Team Vesting
Last updated
Last updated
In cryptocurrency, vesting lock refers to a mechanism where tokens are locked and released gradually over a specific period. This is often used to ensure the long-term commitment of project team members, early investors, or other stakeholders. Vesting schedules help prevent sudden large sell-offs of tokens (also called "token dumps") that could harm the project or its token value
Purpose: Builds trust by showing that founders and early investors are committed for the long term.
Schedule: Tokens are released in increments (e.g., monthly or quarterly) after an initial cliff period (a waiting period before any tokens are released).
Example: A team member may have 1,000 tokens under a one-year vesting schedule with a 3-month cliff. After 3 months, they start receiving 250 tokens every quarter.
Security: Tokens remain locked in a smart contract until their release, ensuring they cannot be accessed prematurely.
Vesting locks protect both the project and its investors by reducing market volatility and encouraging sustainable growth.
To initiate Vesting, select "create a lock" from the main menu.
Highlight your Choice for LP Lock or Token
Enter, Depending on you choice from line 1, Contract Address for Token Locking and Pair Address for LP Lock
Enter the amount of token to be included in this vesting lock.

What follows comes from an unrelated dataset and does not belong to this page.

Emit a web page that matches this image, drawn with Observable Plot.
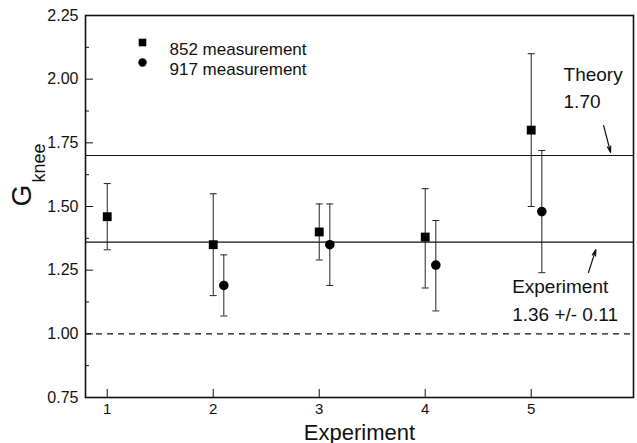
<!DOCTYPE html>
<html>
<head>
<meta charset="utf-8">
<script src="https://cdn.jsdelivr.net/npm/d3@7"></script>
<script src="https://cdn.jsdelivr.net/npm/@observablehq/plot@0.6"></script>
<style>
  html, body { margin: 0; padding: 0; background: #fff; }
  svg { font-family: "Liberation Sans", Arial, Helvetica, sans-serif; }
</style>
</head>
<body>
<div id="chart"></div>
<script>
// 852 measurement
const exp852 = [1, 2, 3, 4, 5];
const g852  = [1.46, 1.35, 1.40, 1.38, 1.80];
const lo852 = [1.33, 1.15, 1.29, 1.18, 1.50];
const hi852 = [1.59, 1.55, 1.51, 1.57, 2.10];
// 917 measurement (plotted slightly offset to the right)
const exp917 = [2.1, 3.1, 4.1, 5.1];
const g917  = [1.19, 1.35, 1.27, 1.48];
const lo917 = [1.07, 1.19, 1.09, 1.24];
const hi917 = [1.31, 1.51, 1.445, 1.72];

const theory = 1.70;
const experiment = 1.36;
const unity = 1.00;

const yTicks = [0.75, 1.00, 1.25, 1.50, 1.75, 2.00, 2.25];
const yMinor = [0.875, 1.125, 1.375, 1.625, 1.875, 2.125];
const xTicks = [1, 2, 3, 4, 5];

const legendLabels = ["852 measurement", "917 measurement"];

const d852 = exp852.map((x, i) => ({x, y: g852[i], lo: lo852[i], hi: hi852[i]}));
const d917 = exp917.map((x, i) => ({x, y: g917[i], lo: lo917[i], hi: hi917[i]}));
const all = d852.concat(d917);

const cap = {
  draw(context, size) {
    const h = Math.sqrt(size / Math.PI);
    context.moveTo(-h, 0);
    context.lineTo(h, 0);
  }
};

const chart = Plot.plot({
  width: 637,
  height: 443,
  marginLeft: 85,
  marginRight: 4,
  marginTop: 15,
  marginBottom: 46,
  style: {fontFamily: '"Liberation Sans", Arial, sans-serif', fontSize: "16px", background: "#fff"},
  x: {domain: [0.795, 5.965]},
  y: {domain: [0.75, 2.25]},
  marks: [
    Plot.ruleY([theory, experiment], {stroke: "#111", strokeWidth: 1.1}),
    Plot.ruleY([unity], {stroke: "#111", strokeWidth: 1.3, strokeDasharray: "6,5"}),
    Plot.ruleX(all, {x: "x", y1: "lo", y2: "hi", stroke: "#222", strokeWidth: 1}),
    Plot.dot(all, {x: "x", y: "lo", symbol: cap, r: 3.5, stroke: "#222", strokeWidth: 1}),
    Plot.dot(all, {x: "x", y: "hi", symbol: cap, r: 3.5, stroke: "#222", strokeWidth: 1}),
    Plot.dot(d852, {x: "x", y: "y", symbol: "square", r: 5, fill: "#000", stroke: "none"}),
    Plot.dot(d917, {x: "x", y: "y", symbol: "circle", r: 4.8, fill: "#000", stroke: "none"}),
    // axes: inward ticks
    Plot.axisY({ticks: yTicks, tickSize: -8, text: null, label: null, stroke: "#111"}),
    Plot.axisY({ticks: yMinor, tickSize: -4, text: null, label: null, stroke: "#111"}),
    Plot.axisY({ticks: yTicks, tickSize: 0, tickPadding: 7, tickFormat: d3.format(".2f"), fontSize: 16, label: null, fill: "#111"}),
    Plot.axisX({ticks: xTicks, tickSize: -8, text: null, label: null, stroke: "#111"}),
    Plot.axisX({ticks: xTicks, tickSize: 0, tickPadding: 6, tickFormat: d3.format("d"), fontSize: 15, label: null, fill: "#111"}),
    Plot.frame({stroke: "#111", strokeWidth: 1.6}),
    // axis titles
    Plot.text(["Experiment"], {frameAnchor: "bottom", dy: 42, fontSize: 22, fill: "#111"}),
    Plot.text(["G"], {frameAnchor: "left", dx: -63, dy: 0, rotate: -90, fontSize: 28, fill: "#111"}),
    Plot.text(["knee"], {frameAnchor: "left", dx: -46, dy: -24, rotate: -90, fontSize: 18, fill: "#111"}),
    // legend
    Plot.dot([legendLabels[0]], {frameAnchor: "top-left", dx: 57, dy: 27, symbol: "square", r: 4.3, fill: "#000"}),
    Plot.dot([legendLabels[1]], {frameAnchor: "top-left", dx: 57, dy: 47, symbol: "circle", r: 4.2, fill: "#000"}),
    Plot.text([legendLabels[0]], {frameAnchor: "top-left", dx: 84, dy: 27, textAnchor: "start", fontSize: 17, fill: "#111"}),
    Plot.text([legendLabels[1]], {frameAnchor: "top-left", dx: 84, dy: 47, textAnchor: "start", fontSize: 17, fill: "#111"}),
    // annotations
    Plot.text(["Theory", "1.70"], {x: 5.305, y: [2.018, 1.912], textAnchor: "start", fontSize: 19, fill: "#111"}),
    Plot.arrow([0], {x1: 5.683, y1: 1.818, x2: 5.749, y2: 1.712, stroke: "#111", strokeWidth: 1.2, headLength: 8, headAngle: 30}),
    Plot.text(["Experiment", "1.36 +/- 0.11"], {x: 4.82, y: [1.186, 1.076], textAnchor: "start", fontSize: 19, fill: "#111"}),
    Plot.arrow([0], {x1: 5.54, y1: 1.241, x2: 5.61, y2: 1.331, stroke: "#111", strokeWidth: 1.2, headLength: 8, headAngle: 30})
  ]
});
document.getElementById("chart").appendChild(chart);
</script>
</body>
</html>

Enter the wallet address(es), (default is connected wallet). This option is specially for vesting token program.
First Lock Releases: This should be the listing time on DEX.
The percentage of the first batch of tokens to be released.
Cycle (days): The duration, in days, between each batch of vested tokens being released.
The (%) of tokens to be released in each cycle following the First Token Release batch
Enter a name for this vesting for you to identify easier later. Ex: Vesting Token
Review Summary and “Lock” to pay the fees and finalize.